Cette troisième partie m'évoque un peu le roman de Lola Laffont, "Nous sommes les oiseaux de la tempête qui s'annonce". Lola Laffont est bien sûr beaucoup plus sombre et "sérieuse" que Bégaudeau qui semble toujours sur le ton de l'ironie, même lorsqu'il décrit cette société idéale, mais je retrouve ce même rejet d'une société qui ne fonctionne plus, cette même aspiration à "autre chose", à un fonctionnement qui aurait vraiment du sens pour chacun, où les "choses" elles-même seraient au centre, et pas seulement l'image, la communication autour de ces choses.

Peut-être parce que je suis moi-même dans une attente d'un changement de société dans le sens décrit par le livre (revenu universel, pour commencer; vraie démocratie, l'un n'allant pas sans l'autre probablement) j'ai l'impression que petit à petit l'idée "fait son chemin". Dans la littérature aussi.
Alors j'adorerais vraiment, que Bégaudeau soit invité à une heure de grande écoute dans une émission pour parler, en détail, de son livre, mais aussi de sa vision du monde, de sa fameuse troisième partie. J'aimerais qu'un journaliste intelligent, bienveillant, l'ayant lu, le laisse parler, et lui pose les bonnes questions. (est-ce trop demander ??)

On croise même la figure de Franck Lepage dans cette troisième partie, l'auteur des conférences gesticulées "Inculture", passionnantes et à voir d'urgence si vous ne les connaissez pas encore...

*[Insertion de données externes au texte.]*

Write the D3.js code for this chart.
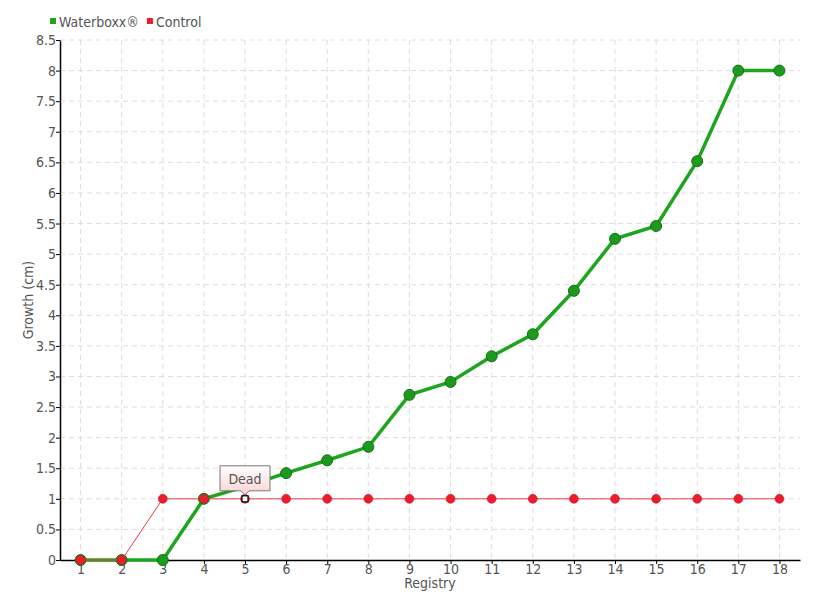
<!DOCTYPE html>
<html>
<head>
<meta charset="utf-8">
<script src="https://cdn.jsdelivr.net/npm/d3@7"></script>
<style>
  body { margin: 0; background: #fff; }
  svg text { font-family: "DejaVu Sans", sans-serif; font-stretch: condensed; fill: #555; }
</style>
</head>
<body>
<svg id="chart" width="820" height="600"></svg>
<script>
// chart data
var registry = [ 1, 2, 3, 4, 5, 6, 7, 8, 9, 10, 11, 12, 13, 14, 15, 16, 17, 18 ];
var waterboxx = [ 0, 0, 0, 1, 1.2, 1.42, 1.63, 1.85, 2.7, 2.91, 3.33, 3.69, 4.4, 5.25, 5.46, 6.52, 8, 8 ];
var control = [ 0, 0, 1, 1, 1, 1, 1, 1, 1, 1, 1, 1, 1, 1, 1, 1, 1, 1 ];
var yTicks = [ 0, 0.5, 1, 1.5, 2, 2.5, 3, 3.5, 4, 4.5, 5, 5.5, 6, 6.5, 7, 7.5, 8, 8.5 ];
var deadIndex = 4;
var deadLabel = 'Dead';

var svg = d3.select( '#chart' );
var plotL = 60, plotR = 800, plotT = 40, plotB = 560;

var x = d3.scalePoint()
    .domain( registry )
    .range( [ plotL, plotR ] )
    .padding( 0.5 );

var y = d3.scaleLinear()
    .domain( [ 0, 8.5 ] )
    .range( [ plotB, plotT ] );

// grid
var grid = svg.append( 'g' )
    .style( 'stroke', '#ddd' )
    .style( 'stroke-dasharray', '5,4' );

grid.selectAll( 'line.h' )
    .data( yTicks.slice( 1 ) )
  .enter().append( 'line' )
    .attr( 'x1', plotL ).attr( 'x2', plotR )
    .attr( 'y1', function( d ) { return y( d ); } )
    .attr( 'y2', function( d ) { return y( d ); } );

grid.selectAll( 'line.v' )
    .data( registry )
  .enter().append( 'line' )
    .attr( 'x1', function( d ) { return x( d ); } )
    .attr( 'x2', function( d ) { return x( d ); } )
    .attr( 'y1', plotT ).attr( 'y2', plotB );

// axes
var xAxis = svg.append( 'g' )
    .attr( 'transform', 'translate( 0,' + plotB + ' )' )
    .call( d3.axisBottom( x ).tickSize( 4 ).tickSizeOuter( 0 ) );

var yAxis = svg.append( 'g' )
    .attr( 'transform', 'translate( ' + plotL + ', 0 )' )
    .call( d3.axisLeft( y ).tickValues( yTicks ).tickFormat( d3.format( '~g' ) ).tickSize( 4 ).tickSizeOuter( 0 ) );

[ xAxis, yAxis ].forEach( function( a ) {
    a.select( '.domain' ).style( 'stroke', '#000' ).style( 'stroke-width', 1.5 );
    a.selectAll( '.tick line' ).style( 'stroke', '#000' );
    a.selectAll( 'text' ).style( 'font-size', '14px' ).style( 'fill', '#555' )
        .style( 'font-family', '"DejaVu Sans", sans-serif' ).style( 'font-stretch', 'condensed' );
});
xAxis.selectAll( 'text' ).attr( 'dy', '0.75em' ).attr( 'y', 3 );
yAxis.selectAll( 'text' ).attr( 'x', -4 );

svg.append( 'text' )
    .attr( 'x', ( plotL + plotR ) / 2 ).attr( 'y', 588 )
    .attr( 'text-anchor', 'middle' )
    .style( 'font-size', '14px' )
    .text( 'Registry' );

svg.append( 'text' )
    .attr( 'transform', 'translate( 33, 300 ) rotate( -90 )' )
    .attr( 'text-anchor', 'middle' )
    .style( 'font-size', '14px' )
    .text( 'Growth (cm)' );

// series
var line = d3.line()
    .x( function( d, i ) { return x( registry[ i ] ); } )
    .y( function( d ) { return y( d ); } );

svg.append( 'path' )
    .datum( waterboxx )
    .attr( 'd', line )
    .style( 'fill', 'none' )
    .style( 'stroke', '#1ea51e' )
    .style( 'stroke-width', 3.5 );

svg.selectAll( 'circle.wb' )
    .data( waterboxx )
  .enter().append( 'circle' )
    .attr( 'class', 'wb' )
    .attr( 'cx', function( d, i ) { return x( registry[ i ] ); } )
    .attr( 'cy', function( d ) { return y( d ); } )
    .attr( 'r', 5.5 )
    .style( 'fill', '#1d9a1d' )
    .style( 'stroke', '#157015' )
    .style( 'stroke-width', 1 );

svg.append( 'path' )
    .datum( control )
    .attr( 'd', line )
    .style( 'fill', 'none' )
    .style( 'stroke', '#f2384a' )
    .style( 'stroke-width', 1 );

svg.selectAll( 'circle.ct' )
    .data( control )
  .enter().append( 'circle' )
    .attr( 'class', 'ct' )
    .attr( 'cx', function( d, i ) { return x( registry[ i ] ); } )
    .attr( 'cy', function( d ) { return y( d ); } )
    .attr( 'r', 4.5 )
    .style( 'fill', '#ee1b2e' )
    .style( 'stroke', '#c01020' )
    .style( 'stroke-width', 0.5 );

// dead marker + callout
var dx = x( registry[ deadIndex ] ), dy = y( control[ deadIndex ] );
svg.append( 'rect' )
    .attr( 'x', dx - 3 ).attr( 'y', dy - 3 )
    .attr( 'width', 6 ).attr( 'height', 6 )
    .style( 'fill', '#fff' ).style( 'stroke', '#000' ).style( 'stroke-width', 1.2 );

var defs = svg.append( 'defs' );
var grad = defs.append( 'linearGradient' )
    .attr( 'id', 'tipGrad' )
    .attr( 'x1', 0 ).attr( 'y1', 0 ).attr( 'x2', 0 ).attr( 'y2', 1 );
grad.append( 'stop' ).attr( 'offset', '0%' ).attr( 'stop-color', '#ffffff' );
grad.append( 'stop' ).attr( 'offset', '100%' ).attr( 'stop-color', '#fcd2d2' );

var tw = 50, th = 25, tb = dy - 8;
var tip = 'M' + ( dx - tw / 2 ) + ',' + ( tb - th ) +
    ' h' + tw + ' v' + th + ' h' + -( tw / 2 - 4 ) + ' l-4,4 l-4,-4 h' + -( tw / 2 - 4 ) + ' Z';
svg.append( 'path' )
    .attr( 'd', tip )
    .style( 'fill', 'url(#tipGrad)' )
    .style( 'stroke', '#777' )
    .style( 'stroke-width', 1 );
svg.append( 'text' )
    .attr( 'x', dx ).attr( 'y', tb - 7 )
    .attr( 'text-anchor', 'middle' )
    .style( 'font-size', '14px' )
    .text( deadLabel );

// legend
var legend = [ [ 'Waterboxx®', '#1ea51e' ], [ 'Control', '#ee1b2e' ] ];
var lx = 50;
legend.forEach( function( l ) {
    svg.append( 'rect' )
        .attr( 'x', lx ).attr( 'y', 18 ).attr( 'width', 6 ).attr( 'height', 6 )
        .style( 'fill', l[ 1 ] );
    var t = svg.append( 'text' )
        .attr( 'x', lx + 9 ).attr( 'y', 27 )
        .style( 'font-size', '14px' )
        .text( l[ 0 ] );
    lx += t.node().getComputedTextLength() + 17;
});
</script>
</body>
</html>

Quelques phrases de la troisième partie :

"Autour de 2010, ce qu'on appelait gouvernement, secondé avec zèle par les autorités locales, avait accéléré le projet trentenaire d'un aéroport sur ce site. C'était le temps où la participation non négligeable aux suffrages censitaires conférait aux élus une certaine légitimité, renforcée par le monopole de la violence légale qu'il était difficile et incertain de lui contester."

"Nous avons imaginé une convivialité qui soit, plutôt qu'un baume sur la vivifiante rudesse de l'existence, la garantie que celle-ci ne soit pas régurgitée en ressentiment.
  Son verbe net le rendait aussi attirant et effrayant que quiconque donne l'impression de savoir pourquoi il vit".

"Écoutons ce que nos corps réclament.
Comme trente siècle de négativité ne s'oublient pas en deux heures, il leur est d'abord apparu ce qu'ils ne voulaient pas. Ils ne voulaient pas de cours de piano. Ils ne voulaient pas de tu vois ça là-bas c'est la Grande Ourse. Ils ne voulaient pas de jeux éducatifs. Ils ne voulaient pas monnayer en savoir ce qu'ils savaient.
Ils voulaient une ferme.
Une ferme dont ils s'occuperaient comme des grands, et dès lors grands n'aurait aucun sens".